Prompt: Return only the lines from the top of the data down to the one that holds "import pandas as pd", both included, without any pictures.

Data:
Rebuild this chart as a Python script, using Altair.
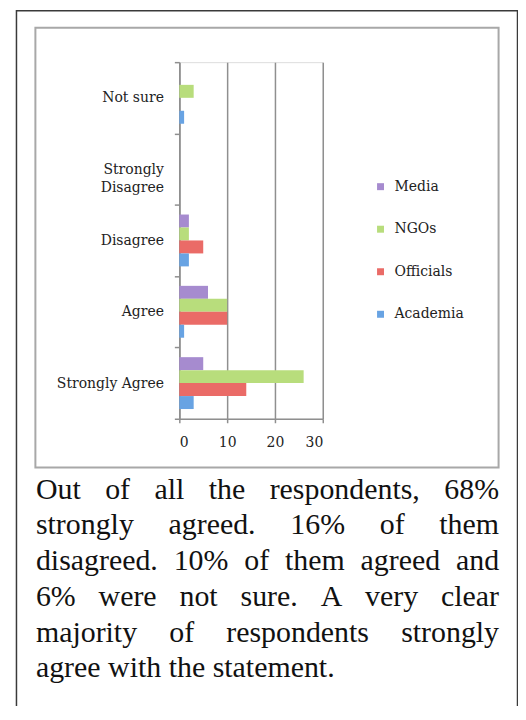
import altair as alt
import pandas as pd

# ---------------- data ----------------
categories = ["Not sure", "Strongly Disagree", "Disagree", "Agree", "Strongly Agree"]
series = ["Media", "NGOs", "Officials", "Academia"]
media = [0, 0, 2, 6, 5]
ngos = [3, 0, 2, 10, 26]
officials = [0, 0, 5, 10, 14]
academia = [1, 0, 2, 1, 3]
colors = ["#a68bcf", "#b8dd7c", "#ea6b67", "#68a3e3"]
x_ticks = [0, 10, 20, 30]

paragraph_lines = [
    "Out of all the respondents, 68%",
    "strongly agreed. 16% of them",
    "disagreed. 10% of them agreed and",
    "6% were not sure. A very clear",
    "majority of respondents strongly",
    "agree with the statement.",
]

# ---------------- tables ----------------
values_by_series = {"Media": media, "NGOs": ngos, "Officials": officials, "Academia": academia}
rows = []
for s in series:
    for c, v in zip(categories, values_by_series[s]):
        rows.append({"category": c, "series": s, "value": v})
df = pd.DataFrame(rows)

# layout (plot origin on page: x=180, y=61)
OX, OY = 180, 61
PLOT_W, PLOT_H = 144, 358
PAD_L, PAD_T = OX - 8, OY - 8
SVG_W, SVG_H = 512, 698

# Times/Liberation Serif advance widths (1/1000 em) for justification
W = {" ": 250, "%": 833, ",": 250, ".": 250, "A": 722, "O": 722,
     "a": 444, "b": 500, "c": 444, "d": 500, "e": 444, "f": 333, "g": 500, "h": 500,
     "i": 278, "j": 278, "k": 500, "l": 278, "m": 778, "n": 500, "o": 500, "p": 500,
     "q": 500, "r": 333, "s": 389, "t": 278, "u": 500, "v": 500, "w": 722, "x": 500,
     "y": 500, "z": 444}
FS = 30
def tw(s):
    return sum(W.get(ch, 500) for ch in s) / 1000 * FS

LEFT, RIGHT = 36, 501
baselines = [500, 535, 571, 607, 643, 678]
left_words, right_words = [], []
for i, (line, base) in enumerate(zip(paragraph_lines, baselines)):
    words = line.split()
    if i == len(paragraph_lines) - 1:
        x = LEFT
        for w in words:
            left_words.append({"w": w, "px": x - OX, "py": base - OY})
            x += tw(w) + tw(" ")
    else:
        total = sum(tw(w) for w in words)
        gap = (RIGHT - LEFT - total) / (len(words) - 1)
        x = LEFT
        for w in words[:-1]:
            left_words.append({"w": w, "px": x - OX, "py": base - OY})
            x += tw(w) + gap
        right_words.append({"w": words[-1], "px": RIGHT - OX, "py": base - OY})

one = pd.DataFrame({"a": [0]})

outer = alt.Chart(one).mark_rect(fill="transparent", stroke="#3a3a3a", strokeWidth=1.5).encode(
    x=alt.value(16.5 - OX), x2=alt.value(519.5 - OX),
    y=alt.value(9.5 - OY), y2=alt.value(760 - OY))

inner = alt.Chart(one).mark_rect(fill="transparent", stroke="#a8a8a8", strokeWidth=2).encode(
    x=alt.value(35.5 - OX), x2=alt.value(500.5 - OX),
    y=alt.value(26.5 - OY), y2=alt.value(468 - OY))

AXC = "#8f8f8f"
LFONT = "DejaVu Serif"
PFONT = "Liberation Serif"

bars = alt.Chart(df).mark_bar().encode(
    y=alt.Y("category:N", sort=categories,
            scale=alt.Scale(paddingInner=0, paddingOuter=0),
            axis=alt.Axis(title=None, domainColor=AXC, domainWidth=1.5, tickColor=AXC,
                          tickWidth=1.5, tickSize=5, tickBand="extent", labelFont=LFONT,
                          labelFontSize=14, labelColor="#222222", labelPadding=11,
                          labelLineHeight=18,
                          labelExpr="datum.value == 'Strongly Disagree' ? ['Strongly', 'Disagree'] : datum.value")),
    yOffset=alt.YOffset("series:N", sort=series,
                        scale=alt.Scale(paddingInner=0, paddingOuter=0.75)),
    x=alt.X("value:Q", scale=alt.Scale(domain=[0, 30], nice=False),
            axis=alt.Axis(title=None, values=x_ticks, format="d", grid=True, gridColor=AXC,
                          gridWidth=1.5, domainColor=AXC, domainWidth=1.5, tickColor=AXC,
                          tickWidth=1.5, tickSize=4, labelPadding=13, labelFont=LFONT,
                          labelFontSize=14, labelColor="#222222")),
    color=alt.Color("series:N", sort=series, scale=alt.Scale(domain=series, range=colors),
                    legend=alt.Legend(title=None, orient="none", legendX=195, legendY=118,
                                      symbolType="square", symbolSize=49, symbolStrokeWidth=0,
                                      labelFont=LFONT, labelFontSize=14, labelColor="#222222",
                                      labelOffset=7, rowPadding=28.7, padding=0)),
)

text_left = alt.Chart(pd.DataFrame(left_words)).mark_text(
    align="left", baseline="alphabetic", font=PFONT, fontSize=FS, color="#111111"
).encode(x=alt.X("px:Q", scale=None, axis=None), y=alt.Y("py:Q", scale=None, axis=None), text="w:N")

text_right = alt.Chart(pd.DataFrame(right_words)).mark_text(
    align="right", baseline="alphabetic", font=PFONT, fontSize=FS, color="#111111"
).encode(x=alt.X("px:Q", scale=None, axis=None), y=alt.Y("py:Q", scale=None, axis=None), text="w:N")

chart = alt.layer(outer, inner, bars, text_left, text_right).resolve_scale(
    x="independent", y="independent"
).properties(
    width=PLOT_W, height=PLOT_H,
    autosize=alt.AutoSizeParams(type="none"),
    padding={"left": PAD_L, "top": PAD_T, "right": SVG_W - PAD_L - PLOT_W,
             "bottom": SVG_H - PAD_T - PLOT_H},
).configure_view(strokeWidth=0).configure(background="white")

chart.save("out.html", embed_options={"renderer": "svg", "actions": False})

Right answer:
Rebuild this chart as a Python script, using Altair.
import altair as alt
import pandas as pd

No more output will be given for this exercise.